***** AVAILABLE DATA

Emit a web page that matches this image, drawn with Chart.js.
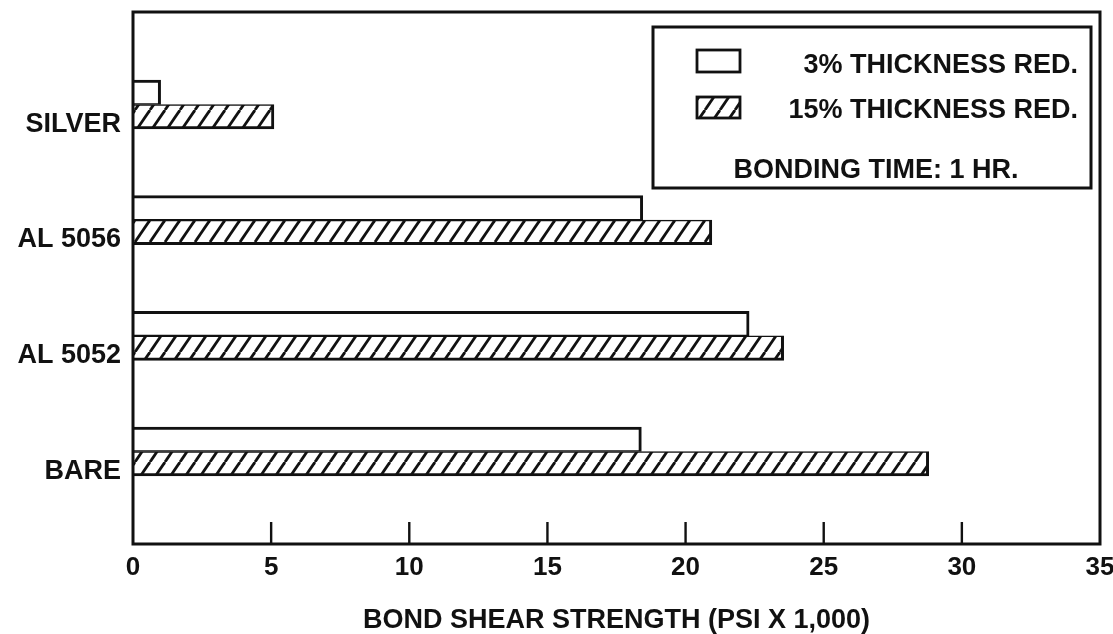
<!DOCTYPE html>
<html><head><meta charset="utf-8">
<script src="https://cdn.jsdelivr.net/npm/chart.js@4"></script>
<style>html,body{margin:0;padding:0;background:#fff}#wrap{width:1113px;height:634px}</style>
</head><body><div id="wrap"><canvas id="c" width="1113" height="634"></canvas></div>
<script>
const categories = ['SILVER', 'AL 5056', 'AL 5052', 'BARE'];
const seriesNames = ['3% THICKNESS RED.', '15% THICKNESS RED.'];
const thickness3 = [1.0, 18.45, 22.3, 18.4];
const thickness15 = [5.1, 20.95, 23.55, 28.8];
const xTickValues = [0, 5, 10, 15, 20, 25, 30, 35];
const legendNote = 'BONDING TIME: 1 HR.';
const xTitle = 'BOND SHEAR STRENGTH (PSI X 1,000)';

const FONT = "'Liberation Sans', Arial, Helvetica, sans-serif";
const INK = '#111';

function makeHatch() {
  const w = 15, h = 22;
  const c = document.createElement('canvas');
  c.width = w; c.height = h;
  const g = c.getContext('2d');
  g.fillStyle = '#fff'; g.fillRect(0, 0, w, h);
  g.strokeStyle = INK; g.lineWidth = 2.8; g.lineCap = 'butt';
  for (const dx of [-w, 0, w]) {
    g.beginPath(); g.moveTo(dx, h); g.lineTo(dx + w, 0); g.stroke();
  }
  return g.createPattern(c, 'repeat');
}
const hatch = makeHatch();

const framePlugin = {
  id: 'frame',
  afterDraw(chart) {
    const { ctx, chartArea: a, scales: { x } } = chart;
    ctx.save();
    ctx.strokeStyle = INK;
    ctx.lineWidth = 3;
    ctx.strokeRect(a.left, a.top, a.right - a.left, a.bottom - a.top);
    ctx.lineWidth = 2.4;
    x.ticks.forEach(t => {
      if (t.value <= x.min || t.value >= x.max) return;
      const px = x.getPixelForValue(t.value);
      ctx.beginPath(); ctx.moveTo(px, a.bottom); ctx.lineTo(px, a.bottom - 22); ctx.stroke();
    });
    // legend box
    ctx.fillStyle = '#fff';
    ctx.fillRect(653, 27, 438, 161);
    ctx.lineWidth = 3;
    ctx.strokeRect(653, 27, 438, 161);
    ctx.lineWidth = 2.8;
    ctx.fillStyle = '#fff';
    ctx.fillRect(697, 50, 43, 22);
    ctx.strokeRect(697, 50, 43, 22);
    ctx.fillStyle = hatch;
    ctx.fillRect(697, 97, 43, 21);
    ctx.strokeRect(697, 97, 43, 21);
    ctx.fillStyle = INK;
    ctx.font = 'bold 27px ' + FONT;
    ctx.textBaseline = 'alphabetic';
    ctx.textAlign = 'right';
    ctx.fillText(seriesNames[0], 1078, 73);
    ctx.fillText(seriesNames[1], 1078, 118);
    ctx.textAlign = 'center';
    ctx.fillText(legendNote, 876, 178);
    ctx.restore();
  }
};

Chart.defaults.font.family = FONT;
Chart.defaults.color = INK;

new Chart(document.getElementById('c'), {
  type: 'bar',
  data: {
    datasets: [
      {
        label: seriesNames[0],
        data: thickness3.map((v, i) => ({ x: v, y: i })),
        backgroundColor: '#fff',
        borderColor: INK,
        borderWidth: { top: 3, right: 3, bottom: 1.5, left: 0 },
        borderSkipped: false,
        barThickness: 24.5
      },
      {
        label: seriesNames[1],
        data: thickness15.map((v, i) => ({ x: v, y: i })),
        backgroundColor: hatch,
        borderColor: INK,
        borderWidth: { top: 1.5, right: 3, bottom: 3, left: 0 },
        borderSkipped: false,
        barThickness: 24.5
      }
    ]
  },
  options: {
    indexAxis: 'y',
    responsive: false,
    animation: false,
    layout: { padding: { top: 12, right: 13, left: 0, bottom: 0 } },
    plugins: { legend: { display: false }, tooltip: { enabled: false } },
    scales: {
      x: {
        type: 'linear', position: 'bottom', min: 0, max: 35, offset: false,
        afterBuildTicks: s => { s.ticks = xTickValues.map(v => ({ value: v })); },
        afterFit: s => { s.height = 90; s.paddingLeft = 0; s.paddingRight = 0; },
        grid: { display: false, drawTicks: false },
        border: { display: false },
        ticks: { padding: 8, color: INK, font: { family: FONT, size: 26, weight: 'bold' } },
        title: {
          display: true, text: xTitle, color: INK,
          font: { family: FONT, size: 27, weight: 'bold', lineHeight: 1 },
          padding: { top: 20, bottom: 0 }
        }
      },
      y: {
        type: 'linear', reverse: true, min: -0.8, max: 3.8, offset: false,
        afterBuildTicks: s => { s.ticks = categories.map((c, i) => ({ value: i + 0.17 })); },
        afterFit: s => { s.width = 133; s.paddingTop = 0; s.paddingBottom = 0; },
        grid: { display: false, drawTicks: false, offset: false },
        border: { display: false },
        ticks: {
          padding: 12, color: INK,
          font: { family: FONT, size: 27, weight: 'bold' },
          callback: (v, i) => categories[i]
        }
      }
    }
  },
  plugins: [framePlugin]
});
</script>
</body></html>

**********

Write out each line of the listing above, exactly, from its first line to the line holding "const xTitle = 'BOND", inclusive. Skip the pictures.

WRITTEN RESPONSE:
Emit a web page that matches this image, drawn with Chart.js.
<!DOCTYPE html>
<html><head><meta charset="utf-8">
<script src="https://cdn.jsdelivr.net/npm/chart.js@4"></script>
<style>html,body{margin:0;padding:0;background:#fff}#wrap{width:1113px;height:634px}</style>
</head><body><div id="wrap"><canvas id="c" width="1113" height="634"></canvas></div>
<script>
const categories = ['SILVER', 'AL 5056', 'AL 5052', 'BARE'];
const seriesNames = ['3% THICKNESS RED.', '15% THICKNESS RED.'];
const thickness3 = [1.0, 18.45, 22.3, 18.4];
const thickness15 = [5.1, 20.95, 23.55, 28.8];
const xTickValues = [0, 5, 10, 15, 20, 25, 30, 35];
const legendNote = 'BONDING TIME: 1 HR.';
const xTitle = 'BOND SHEAR STRENGTH (PSI X 1,000)';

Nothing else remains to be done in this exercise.